→ Information shown
+ + + + + + +

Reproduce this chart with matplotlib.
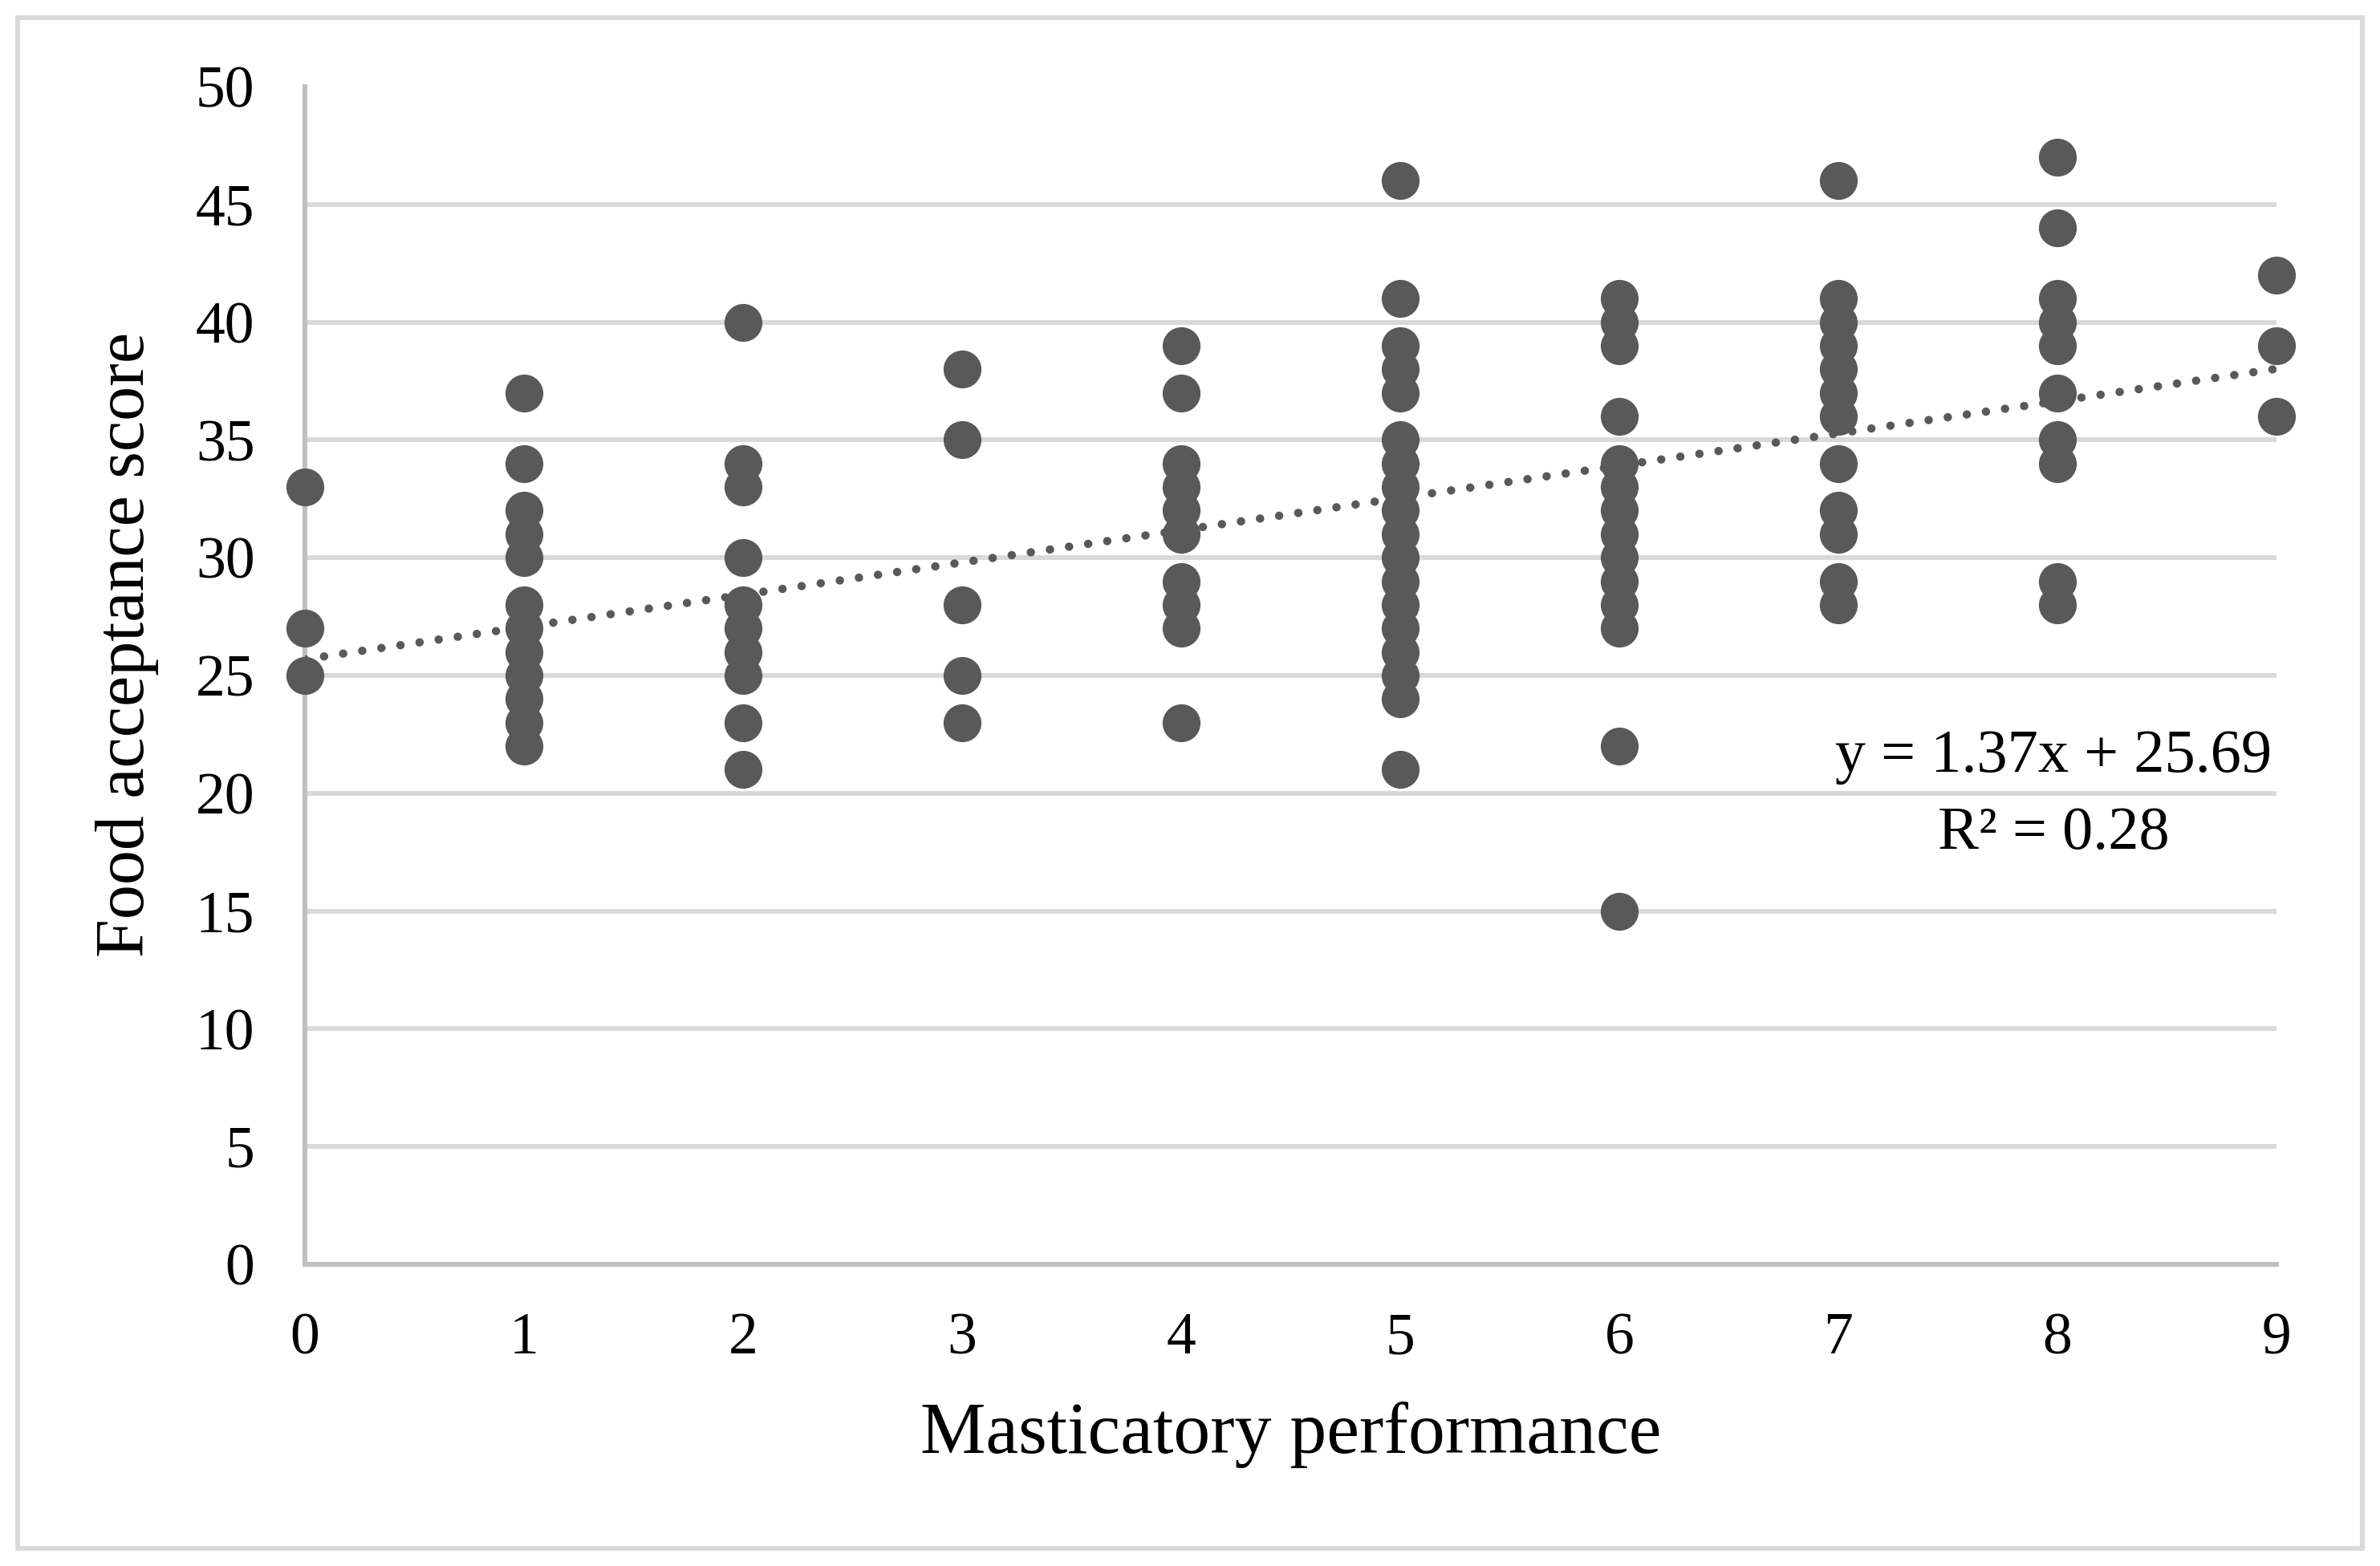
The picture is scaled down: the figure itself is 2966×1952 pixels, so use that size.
import matplotlib
matplotlib.use("Agg")
import matplotlib.pyplot as plt
from matplotlib.patches import Rectangle

# ---- data ----
x0 = [33, 27, 25]
x1 = [37, 34, 32, 31, 30, 28, 27, 26, 25, 24, 23, 22]
x2 = [40, 34, 33, 30, 28, 27, 26, 25, 23, 21]
x3 = [38, 35, 28, 25, 23]
x4 = [39, 37, 34, 33, 32, 31, 29, 28, 27, 23]
x5 = [46, 41, 39, 38, 37, 35, 34, 33, 32, 31, 30, 29, 28, 27, 26, 25, 24, 21]
x6 = [41, 40, 39, 36, 34, 33, 32, 31, 30, 29, 28, 27, 22, 15]
x7 = [46, 41, 40, 39, 38, 37, 36, 34, 32, 31, 29, 28]
x8 = [47, 44, 41, 40, 39, 37, 35, 34, 29, 28]
x9 = [42, 39, 36]
groups = [x0, x1, x2, x3, x4, x5, x6, x7, x8, x9]

slope = 1.37
intercept = 25.69
r2 = 0.28

x_ticks = list(range(0, 10))
y_ticks = list(range(0, 51, 5))

xs, ys = [], []
for mp, vals in enumerate(groups):
    xs += [mp] * len(vals)
    ys += vals

plt.rcParams['font.family'] = ['Liberation Serif', 'DejaVu Serif']

W, H = 2966, 1952
fig = plt.figure(figsize=(W / 100, H / 100), dpi=100)
fig.patches.append(Rectangle((22 / W, 22 / H), (2944 - 22) / W, (1930 - 22) / H,
                             transform=fig.transFigure, fill=False,
                             edgecolor='#d9d9d9', linewidth=4.3, zorder=0))

left, right = 380 / W, 2837 / W
bottom, top = 1 - 1576 / H, 1 - 108 / H
ax = fig.add_axes([left, bottom, right - left, top - bottom])

ax.set_xlim(0, 9)
ax.set_ylim(0, 50)
ax.set_xticks(x_ticks)
ax.set_yticks(y_ticks)

for yv in y_ticks[1:-1]:
    ax.axhline(yv, color='#d9d9d9', linewidth=4.3, zorder=1)

for s in ['top', 'right']:
    ax.spines[s].set_visible(False)
for s in ['left', 'bottom']:
    ax.spines[s].set_color('#bfbfbf')
    ax.spines[s].set_linewidth(4.3)
    ax.spines[s].set_zorder(1.5)

ax.tick_params(axis='both', length=0, labelsize=53, colors='black')
ax.tick_params(axis='x', pad=43)
ax.tick_params(axis='y', pad=45)

ax.plot(xs, ys, linestyle='none', marker='o', markersize=34,
        color='#595959', markeredgewidth=0, clip_on=False, zorder=3)

tx = [x_ticks[0], x_ticks[-1]]
ty = [intercept + slope * t for t in tx]
ax.plot(tx, ty, color='#595959', linewidth=7.5,
        linestyle=(0, (0.01, 2.3)), dash_capstyle='round', zorder=4)

ax.text(0.887, 0.398, f"y = {slope:.2f}x + {intercept:.2f}\nR² = {r2:.2f}",
        transform=ax.transAxes, ha='center', va='center', multialignment='center',
        fontsize=55, linespacing=1.5, zorder=5)

ax.set_xlabel('Masticatory performance', fontsize=66)
ax.set_ylabel('Food acceptance score', fontsize=62)
ax.xaxis.set_label_coords(0.5, -0.1165)
ax.yaxis.set_label_coords(-0.074, 0.526)

fig.savefig('out.png', dpi=100)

+ + + + + + +

→ Written problem
Could the lines from the top of the material through the line with "from matplotlib.patches import Rectangle" be repeated exactly, pictures left out?

→ Task solution
Reproduce this chart with matplotlib.
The picture is scaled down: the figure itself is 2966×1952 pixels, so use that size.
import matplotlib
matplotlib.use("Agg")
import matplotlib.pyplot as plt
from matplotlib.patches import Rectangle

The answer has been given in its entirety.